To Upgrade to Office 365 from Office 2011?

Have those using MS Office 2011 found any reasons to upgrade to 365?

If you upgraded, did you buy or subscribe and why.

Thanks.

PS Yes, I asked a similar question about 9 months ago when I was then running High Sierra.

The biggest reason I found to upgrade to 365 was that the upgrade also enables the mobile versions of Office (i.e. being able to do more than view documents with them), and I wanted to be able to use Word on my iPad.

We upgraded to Pages and Numbers.

I did migrate because of 64-bit compatibility. But I chose to get Office 2016.

My work has site licenses for 2016, 2019 and 365. Our software people suggested 2016 because it runs fine on even the Catalina and it’s well patched and has a good rep. 2019 is still a bit rough on the edges was their take. I didn’t want 365 because a) I can’t stand the subscription model (I think it gives devs the wrong incentives) and b) I don’t need/want Office on my iPhone or the MS cloud storage.
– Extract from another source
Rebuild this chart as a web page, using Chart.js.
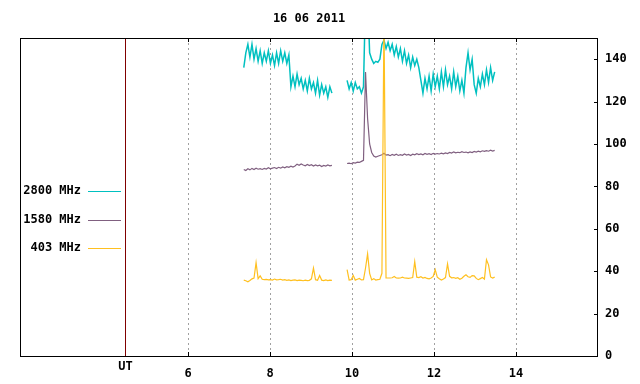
<!DOCTYPE html>
<html>
<head>
<meta charset="utf-8">
<script src="https://cdn.jsdelivr.net/npm/chart.js@4/dist/chart.umd.min.js"></script>
<style>
  html, body { margin: 0; padding: 0; background: #fff; }
  #wrap { width: 640px; height: 384px; }
</style>
</head>
<body>
<div id="wrap"><canvas id="c" width="640" height="384"></canvas></div>
<script>
// ===== Solar radio flux, 16 06 2011 =====
const TITLE = '16 06 2011';
const X_TICKS = [6, 8, 10, 12, 14];
const Y_TICKS = [0, 20, 40, 60, 80, 100, 120, 140];
const UT_HOUR = 4.46;

// two recording segments, sampled every DT hours
const SEG1_START = 7.36, SEG2_START = 9.88, DT = 0.05;

const f2800_a = [136, 143, 147, 141, 147, 140, 145, 139, 144, 138, 143, 139, 144, 138, 142, 137, 143, 138, 144, 139, 143, 138, 142,
    127, 132, 127, 133, 128, 131, 126, 130, 125, 131, 126, 129, 124, 130, 123, 128, 124, 127, 122, 127, 124];
const f2800_b = [130, 126, 129, 125, 129, 126, 127, 124,
    127, 170, 170, 143, 140, 138, 139, 138.5, 140,
    147, 149, 145, 148, 144, 147, 142, 146, 141, 145, 139, 144, 138, 142, 136, 141, 137, 140, 136,
    130, 124, 131, 126, 132, 125, 133, 127, 132, 126, 134, 127, 135, 128, 132, 126, 134, 127, 132, 125, 130, 124,
    136, 143, 135, 140, 128, 124, 131, 127, 133, 128, 135, 129, 136, 130, 134];

const f1580_a = [88.0, 87.5, 88.3, 87.8, 88.5, 88.0, 88.6, 88.1, 88.4, 88.0, 88.5, 88.2, 88.8, 88.3, 88.6, 88.9, 88.4, 89.0, 88.6, 89.2,
    88.8, 89.3, 89.0, 89.5, 89.1, 89.6, 90.5, 90.0, 90.6, 90.1, 89.7, 90.3, 89.8, 90.2, 89.6, 90.1, 89.7, 90.0, 89.4, 89.9,
    89.6, 90.1, 89.7, 89.9];
const f1580_b = [90.8, 91.0, 90.7, 91.2, 91.0, 91.4, 91.3, 91.8, 92.3,
    134, 112, 100, 96, 94.3, 93.8,
    94.2, 94.6, 94.9, 95.6, 94.8, 95.0, 94.5, 95.1, 94.7, 95.2, 94.6, 95.0, 94.7, 95.3, 94.8, 95.1, 94.6, 95.2, 94.9, 95.4,
    95.0, 95.3, 94.9, 95.5, 95.1, 95.4, 95.0, 95.6, 95.2, 95.5, 95.3, 95.7, 95.4, 95.8, 95.5, 96.0, 95.7, 96.3, 95.8, 96.1,
    95.9, 96.4, 96.0, 96.2, 95.8, 96.3, 96.0, 96.5, 96.2, 96.6, 96.3, 96.8, 96.5, 96.9, 96.6, 97.1, 96.7, 97.0];

const f403_a = [35.8, 35.5, 35.0, 35.6, 36.4, 36.8, 44, 36.5, 37.8, 36.2, 36.0, 36.1, 35.9, 36.0, 35.8, 36.3, 35.9, 36.0, 36.2, 35.8,
    36.0, 35.7, 35.9, 35.6, 35.8, 35.9, 35.6, 35.8, 35.7, 35.5, 35.8, 35.6, 35.7, 36.4, 41.5, 36.0, 35.7, 38.0, 35.8, 35.6,
    35.9, 35.6, 35.8, 35.7];
const f403_b = [40.7, 35.8, 36.0, 38.0, 35.8, 36.2, 36.6, 35.9, 36.0, 41.5, 48.2, 39.0, 35.9, 36.5, 35.8, 36.0, 36.2, 39.0, 160, 36.8,
    36.8, 36.8, 36.9, 37.5, 36.8, 36.7, 36.8, 37.2, 36.8, 36.7, 36.6, 36.8, 37.0, 44.5, 37.2, 37.0, 37.4, 36.8, 37.1, 36.6,
    36.4, 36.8, 37.5, 40.7, 37.2, 36.4, 35.8, 36.3, 37.0, 43.5, 37.6, 36.9, 37.0, 36.6, 36.9, 36.2, 36.7, 37.6, 38.3, 37.4,
    37.1, 37.9, 37.8, 36.6, 36.0, 36.5, 37.0, 36.3, 45.4, 43.0, 37.3, 36.8, 37.2];

const SERIES = [
    { label: '2800 MHz', color: '#00c0c0', a: f2800_a, b: f2800_b, width: 1.5 },
    { label: '1580 MHz', color: '#806080', a: f1580_a, b: f1580_b, width: 1.2 },
    { label: '403 MHz',  color: '#ffc020', a: f403_a,  b: f403_b,  width: 1.2 }
];

const FONT = 'bold 12px "DejaVu Sans Mono", "Liberation Mono", monospace';

function toPoints(a, b) {
    const pts = a.map((v, i) => ({ x: SEG1_START + i * DT, y: v }));
    pts.push({ x: (SEG1_START + a.length * DT + SEG2_START) / 2, y: null });
    return pts.concat(b.map((v, i) => ({ x: SEG2_START + i * DT, y: v })));
}

// frame, inward ticks, UT marker, title and the key
const decor = {
    id: 'decor',
    afterDatasetsDraw(chart) {
        const { ctx, chartArea: ca, scales: { x, y } } = chart;
        ctx.save();
        ctx.lineWidth = 1;
        const ux = Math.round(x.getPixelForValue(UT_HOUR)) + 0.5;
        ctx.strokeStyle = '#800000';
        ctx.beginPath(); ctx.moveTo(ux, ca.top); ctx.lineTo(ux, ca.bottom); ctx.stroke();

        ctx.strokeStyle = '#000';
        ctx.strokeRect(ca.left + 0.5, ca.top + 0.5, ca.right - ca.left - 1, ca.bottom - ca.top);
        ctx.beginPath();
        X_TICKS.forEach(t => {
            const px = Math.round(x.getPixelForValue(t)) + 0.5;
            ctx.moveTo(px, ca.bottom); ctx.lineTo(px, ca.bottom - 4);
            ctx.moveTo(px, ca.top); ctx.lineTo(px, ca.top + 4);
        });
        Y_TICKS.slice(1).forEach(t => {
            const py = Math.round(y.getPixelForValue(t)) + 0.5;
            ctx.moveTo(ca.right - 1, py); ctx.lineTo(ca.right - 4, py);
        });
        ctx.stroke();

        ctx.font = FONT;
        ctx.fillStyle = '#000';
        ctx.textBaseline = 'middle';
        ctx.textAlign = 'center';
        ctx.fillText(TITLE, (ca.left + ca.right) / 2, 19);
        ctx.fillText('UT', ux, 367);

        const rows = [191, 219.5, 248];
        SERIES.forEach((s, i) => {
            ctx.textAlign = 'right';
            ctx.fillStyle = '#000';
            ctx.fillText(s.label, 81, rows[i]);
            const ly = Math.round(rows[i]) + 0.5;
            ctx.strokeStyle = s.color;
            ctx.beginPath(); ctx.moveTo(88, ly); ctx.lineTo(121, ly); ctx.stroke();
        });
        ctx.restore();
    }
};

new Chart(document.getElementById('c').getContext('2d'), {
    type: 'line',
    data: {
        datasets: SERIES.map((s, i) => ({
            label: s.label,
            data: toPoints(s.a, s.b),
            borderColor: s.color,
            borderWidth: s.width,
            pointRadius: 0,
            tension: 0,
            spanGaps: false,
            fill: false,
            order: SERIES.length - i
        }))
    },
    options: {
        responsive: false,
        animation: false,
        events: [],
        layout: { padding: { left: 20, top: 38, right: 0, bottom: 0 } },
        scales: {
            x: {
                type: 'linear', min: 1.902, max: 16,
                afterBuildTicks: sc => { sc.ticks = X_TICKS.map(v => ({ value: v })); },
                afterFit: sc => { sc.height = 28; },
                grid: { color: '#a0a0a0', lineWidth: 1, drawTicks: false },
                border: { display: false, dash: [2, 3] },
                ticks: { color: '#000', font: { family: '"DejaVu Sans Mono"', size: 12, weight: 'bold' }, padding: 11, maxRotation: 0 }
            },
            y: {
                position: 'right', min: 0, max: 150,
                afterBuildTicks: sc => { sc.ticks = Y_TICKS.map(v => ({ value: v })); },
                afterFit: sc => { sc.width = 42; },
                grid: { display: false, drawTicks: false },
                border: { display: false },
                ticks: { color: '#000', font: { family: '"DejaVu Sans Mono"', size: 12, weight: 'bold' }, padding: 7 }
            }
        },
        plugins: {
            legend: { display: false },
            tooltip: { enabled: false },
            title: { display: false }
        }
    },
    plugins: [decor]
});
</script>
</body>
</html>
I have to say 2016 has been a very smooth upgrade (as somebody who has little love for MS saying that took some effort). :wink: No drama, nothing unexpected. In fact, stuff that used to be slightly wonky on 2011 (like printing large Excel sheets with weird aspect ratios) is much better behaved now. So far, I’m very happy I chose this route and I think I’d take it again. At the latest with Catalina I suppose many of us will be in that boat.

Of course if this would have been for home use and I would have had to pay with my own money, I would have most likely just gotten 2019 Home for $149.

Your workplace is already paying for an O365 subscription for you so using a volume license instead of the subscription license seems like an empty gesture. I don’t know why 2019 would be “rough on the edges,” it was basically all the updates already used by subscription licensees put in a box.

One can review the release notes for Office for Mac, from September 2018 (16.17) to present to see what features Microsoft has added and see if any are of interest. A recent addition is Power Query in Excel; I’m not clear on what that is but it’s one of those features that’s been in the Windows version for a long time.